§ Direction: In the records below, tally every line containing "script". Report only the total.

-- Data provided start --

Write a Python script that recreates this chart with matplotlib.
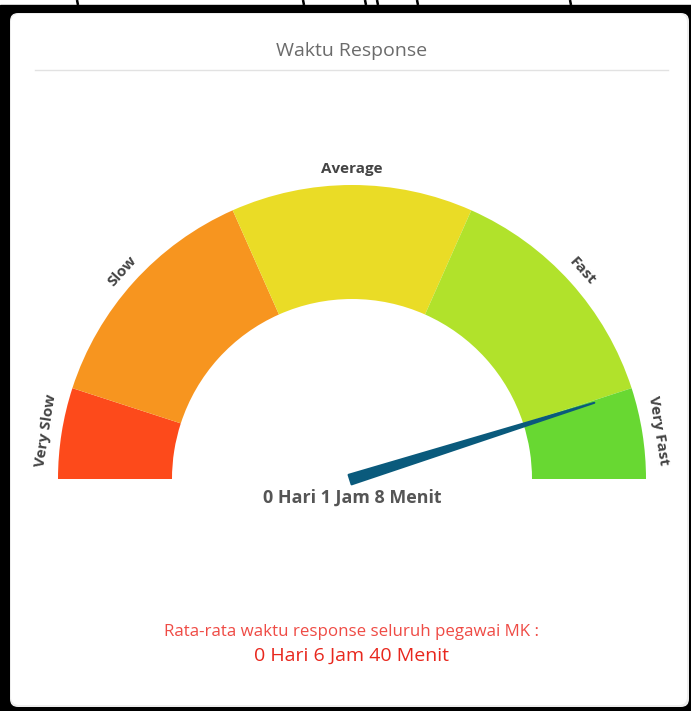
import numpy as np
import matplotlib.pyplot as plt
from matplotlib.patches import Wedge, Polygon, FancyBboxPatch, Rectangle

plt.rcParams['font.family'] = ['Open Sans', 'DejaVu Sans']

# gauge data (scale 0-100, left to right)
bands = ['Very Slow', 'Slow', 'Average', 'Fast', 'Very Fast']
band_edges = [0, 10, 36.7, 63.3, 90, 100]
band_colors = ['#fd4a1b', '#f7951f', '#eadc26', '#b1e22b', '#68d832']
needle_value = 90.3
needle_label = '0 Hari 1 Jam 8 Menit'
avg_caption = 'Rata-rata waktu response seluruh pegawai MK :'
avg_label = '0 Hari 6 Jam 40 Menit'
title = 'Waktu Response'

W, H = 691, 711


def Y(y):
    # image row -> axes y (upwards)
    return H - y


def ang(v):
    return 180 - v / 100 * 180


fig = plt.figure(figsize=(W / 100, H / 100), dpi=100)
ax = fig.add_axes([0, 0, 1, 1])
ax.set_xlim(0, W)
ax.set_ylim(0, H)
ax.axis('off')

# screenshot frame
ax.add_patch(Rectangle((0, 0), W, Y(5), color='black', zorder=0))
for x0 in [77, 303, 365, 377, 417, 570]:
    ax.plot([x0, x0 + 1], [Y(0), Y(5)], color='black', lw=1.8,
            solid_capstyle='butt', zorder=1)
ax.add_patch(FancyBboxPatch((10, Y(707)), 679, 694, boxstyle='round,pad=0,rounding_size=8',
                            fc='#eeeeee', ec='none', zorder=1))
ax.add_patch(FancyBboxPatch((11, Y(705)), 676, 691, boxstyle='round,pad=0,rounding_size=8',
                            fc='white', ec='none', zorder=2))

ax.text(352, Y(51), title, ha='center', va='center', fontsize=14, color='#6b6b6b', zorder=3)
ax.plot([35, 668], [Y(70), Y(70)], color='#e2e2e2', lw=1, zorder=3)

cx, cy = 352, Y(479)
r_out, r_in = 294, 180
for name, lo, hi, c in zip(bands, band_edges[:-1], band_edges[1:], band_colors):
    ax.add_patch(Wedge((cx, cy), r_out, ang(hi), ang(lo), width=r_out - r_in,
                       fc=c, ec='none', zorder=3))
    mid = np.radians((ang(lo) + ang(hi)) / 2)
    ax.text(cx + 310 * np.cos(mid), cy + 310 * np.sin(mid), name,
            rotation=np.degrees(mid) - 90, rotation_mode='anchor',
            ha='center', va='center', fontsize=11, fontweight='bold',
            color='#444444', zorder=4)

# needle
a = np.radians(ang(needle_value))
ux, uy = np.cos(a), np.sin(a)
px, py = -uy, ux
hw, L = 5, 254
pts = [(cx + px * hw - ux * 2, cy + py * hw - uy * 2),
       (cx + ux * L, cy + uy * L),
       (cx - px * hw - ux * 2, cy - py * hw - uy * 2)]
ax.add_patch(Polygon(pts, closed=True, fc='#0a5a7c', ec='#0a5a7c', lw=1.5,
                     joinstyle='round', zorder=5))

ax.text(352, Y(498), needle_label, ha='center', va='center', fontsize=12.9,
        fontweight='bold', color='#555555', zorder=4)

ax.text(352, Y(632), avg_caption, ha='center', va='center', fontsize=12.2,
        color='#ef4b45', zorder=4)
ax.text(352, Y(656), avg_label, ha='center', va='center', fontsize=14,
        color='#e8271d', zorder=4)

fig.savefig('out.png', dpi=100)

-- Data provided end --
-- Data provided start --

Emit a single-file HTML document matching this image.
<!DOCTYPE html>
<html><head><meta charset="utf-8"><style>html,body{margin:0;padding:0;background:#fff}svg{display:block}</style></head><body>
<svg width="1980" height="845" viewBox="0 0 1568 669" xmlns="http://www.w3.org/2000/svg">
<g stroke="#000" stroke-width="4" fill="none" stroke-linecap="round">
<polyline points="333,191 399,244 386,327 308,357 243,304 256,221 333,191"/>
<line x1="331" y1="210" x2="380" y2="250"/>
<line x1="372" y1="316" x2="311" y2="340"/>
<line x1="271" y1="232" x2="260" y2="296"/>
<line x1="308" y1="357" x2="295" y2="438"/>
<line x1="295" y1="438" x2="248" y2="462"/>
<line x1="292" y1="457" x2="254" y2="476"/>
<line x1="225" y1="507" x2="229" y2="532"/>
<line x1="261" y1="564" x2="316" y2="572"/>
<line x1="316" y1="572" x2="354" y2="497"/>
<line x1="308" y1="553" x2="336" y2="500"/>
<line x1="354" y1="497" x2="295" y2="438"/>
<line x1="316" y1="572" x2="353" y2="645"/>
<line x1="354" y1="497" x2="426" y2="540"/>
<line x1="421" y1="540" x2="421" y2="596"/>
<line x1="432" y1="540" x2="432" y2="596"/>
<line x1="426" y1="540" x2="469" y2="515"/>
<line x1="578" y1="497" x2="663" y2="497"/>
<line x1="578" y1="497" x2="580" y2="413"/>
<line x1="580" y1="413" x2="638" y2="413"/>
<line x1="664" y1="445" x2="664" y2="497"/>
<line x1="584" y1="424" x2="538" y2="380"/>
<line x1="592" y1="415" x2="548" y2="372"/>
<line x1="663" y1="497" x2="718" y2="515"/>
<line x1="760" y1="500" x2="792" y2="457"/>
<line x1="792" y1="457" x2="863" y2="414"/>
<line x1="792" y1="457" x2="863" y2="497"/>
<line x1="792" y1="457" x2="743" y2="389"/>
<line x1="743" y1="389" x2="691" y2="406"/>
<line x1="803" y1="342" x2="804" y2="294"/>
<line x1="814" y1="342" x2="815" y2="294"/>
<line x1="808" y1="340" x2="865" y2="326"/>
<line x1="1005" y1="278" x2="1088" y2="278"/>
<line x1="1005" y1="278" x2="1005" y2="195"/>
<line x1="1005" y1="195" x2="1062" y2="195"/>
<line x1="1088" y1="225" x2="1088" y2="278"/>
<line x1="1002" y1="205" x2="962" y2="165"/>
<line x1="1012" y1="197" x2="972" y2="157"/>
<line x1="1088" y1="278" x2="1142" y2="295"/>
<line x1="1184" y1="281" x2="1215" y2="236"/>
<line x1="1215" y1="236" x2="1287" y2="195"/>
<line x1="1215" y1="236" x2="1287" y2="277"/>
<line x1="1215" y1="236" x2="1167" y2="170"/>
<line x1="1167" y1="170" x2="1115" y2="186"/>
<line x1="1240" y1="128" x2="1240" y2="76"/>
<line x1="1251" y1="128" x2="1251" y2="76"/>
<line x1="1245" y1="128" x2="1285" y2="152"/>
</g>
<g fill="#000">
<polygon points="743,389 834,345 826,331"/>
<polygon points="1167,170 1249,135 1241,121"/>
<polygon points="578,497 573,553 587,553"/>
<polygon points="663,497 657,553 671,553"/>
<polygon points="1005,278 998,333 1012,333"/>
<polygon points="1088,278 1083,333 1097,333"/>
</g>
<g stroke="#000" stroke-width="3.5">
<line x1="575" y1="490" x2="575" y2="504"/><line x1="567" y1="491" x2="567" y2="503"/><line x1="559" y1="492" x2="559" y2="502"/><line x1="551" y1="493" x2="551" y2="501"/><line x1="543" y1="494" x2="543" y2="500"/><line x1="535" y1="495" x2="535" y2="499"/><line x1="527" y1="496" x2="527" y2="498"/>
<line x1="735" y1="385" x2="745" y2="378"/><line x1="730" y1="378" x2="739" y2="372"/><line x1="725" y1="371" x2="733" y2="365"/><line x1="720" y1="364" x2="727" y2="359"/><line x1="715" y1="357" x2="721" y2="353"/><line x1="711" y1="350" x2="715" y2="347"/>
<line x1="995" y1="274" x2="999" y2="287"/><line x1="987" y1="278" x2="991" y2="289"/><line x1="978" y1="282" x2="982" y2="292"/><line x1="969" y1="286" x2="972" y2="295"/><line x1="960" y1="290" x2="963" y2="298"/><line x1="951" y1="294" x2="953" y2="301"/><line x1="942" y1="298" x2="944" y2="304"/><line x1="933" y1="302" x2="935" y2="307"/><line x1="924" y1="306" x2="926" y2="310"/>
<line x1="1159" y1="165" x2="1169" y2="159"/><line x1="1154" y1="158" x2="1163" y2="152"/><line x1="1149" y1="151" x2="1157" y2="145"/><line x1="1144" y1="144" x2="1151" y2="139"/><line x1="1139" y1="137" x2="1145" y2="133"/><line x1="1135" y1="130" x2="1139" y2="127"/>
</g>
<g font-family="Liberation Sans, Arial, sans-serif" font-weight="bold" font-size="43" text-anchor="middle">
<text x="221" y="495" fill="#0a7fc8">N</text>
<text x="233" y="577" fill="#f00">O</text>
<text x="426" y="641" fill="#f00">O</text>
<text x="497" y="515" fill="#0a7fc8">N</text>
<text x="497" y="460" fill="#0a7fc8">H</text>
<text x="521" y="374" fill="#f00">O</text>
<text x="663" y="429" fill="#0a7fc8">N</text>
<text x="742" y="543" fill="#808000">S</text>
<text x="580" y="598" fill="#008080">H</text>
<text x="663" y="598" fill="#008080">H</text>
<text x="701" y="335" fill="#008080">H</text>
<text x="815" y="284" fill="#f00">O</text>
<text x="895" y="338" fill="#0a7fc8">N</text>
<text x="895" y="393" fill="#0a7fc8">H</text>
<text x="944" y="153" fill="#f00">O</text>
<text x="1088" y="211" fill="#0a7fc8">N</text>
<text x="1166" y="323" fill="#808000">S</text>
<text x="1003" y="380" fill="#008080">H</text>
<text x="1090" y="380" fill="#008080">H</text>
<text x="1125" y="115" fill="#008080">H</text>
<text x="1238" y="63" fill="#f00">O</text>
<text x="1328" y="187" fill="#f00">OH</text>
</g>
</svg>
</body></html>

-- Data provided end --
-- Data provided start --

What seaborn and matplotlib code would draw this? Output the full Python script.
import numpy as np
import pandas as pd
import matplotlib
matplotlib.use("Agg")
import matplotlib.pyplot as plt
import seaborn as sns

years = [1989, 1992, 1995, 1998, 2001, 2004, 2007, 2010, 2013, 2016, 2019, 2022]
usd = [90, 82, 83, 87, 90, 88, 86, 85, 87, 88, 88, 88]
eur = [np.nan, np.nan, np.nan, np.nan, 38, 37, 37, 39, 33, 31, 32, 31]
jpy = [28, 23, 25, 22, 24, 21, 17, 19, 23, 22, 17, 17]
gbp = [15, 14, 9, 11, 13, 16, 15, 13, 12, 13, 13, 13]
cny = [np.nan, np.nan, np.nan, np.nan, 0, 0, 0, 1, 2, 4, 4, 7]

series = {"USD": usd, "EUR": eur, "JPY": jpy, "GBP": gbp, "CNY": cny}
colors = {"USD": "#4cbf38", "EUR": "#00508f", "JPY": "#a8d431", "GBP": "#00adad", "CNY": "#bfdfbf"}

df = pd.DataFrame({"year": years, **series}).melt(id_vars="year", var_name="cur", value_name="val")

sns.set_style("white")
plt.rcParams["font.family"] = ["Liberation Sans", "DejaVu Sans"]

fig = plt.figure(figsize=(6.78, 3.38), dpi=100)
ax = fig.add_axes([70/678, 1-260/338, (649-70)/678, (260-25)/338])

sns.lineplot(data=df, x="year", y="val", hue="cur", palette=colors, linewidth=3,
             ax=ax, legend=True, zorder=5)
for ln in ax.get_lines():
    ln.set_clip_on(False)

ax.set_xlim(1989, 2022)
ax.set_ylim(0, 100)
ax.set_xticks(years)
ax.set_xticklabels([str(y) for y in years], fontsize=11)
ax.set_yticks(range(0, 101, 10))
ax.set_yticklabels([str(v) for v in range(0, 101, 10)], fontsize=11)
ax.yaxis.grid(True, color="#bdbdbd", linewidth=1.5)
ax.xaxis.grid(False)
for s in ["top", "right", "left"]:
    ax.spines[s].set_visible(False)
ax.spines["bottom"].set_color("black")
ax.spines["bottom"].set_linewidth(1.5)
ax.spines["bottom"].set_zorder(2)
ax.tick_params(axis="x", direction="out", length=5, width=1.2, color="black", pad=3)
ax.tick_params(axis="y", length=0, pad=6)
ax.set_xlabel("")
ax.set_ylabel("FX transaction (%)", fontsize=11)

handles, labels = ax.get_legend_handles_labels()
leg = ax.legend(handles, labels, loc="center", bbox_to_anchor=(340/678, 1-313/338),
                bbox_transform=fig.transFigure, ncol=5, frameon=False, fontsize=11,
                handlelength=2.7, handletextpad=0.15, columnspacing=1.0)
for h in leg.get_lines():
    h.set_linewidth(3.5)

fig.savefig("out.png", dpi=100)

-- Data provided end --

§ Completed task: 2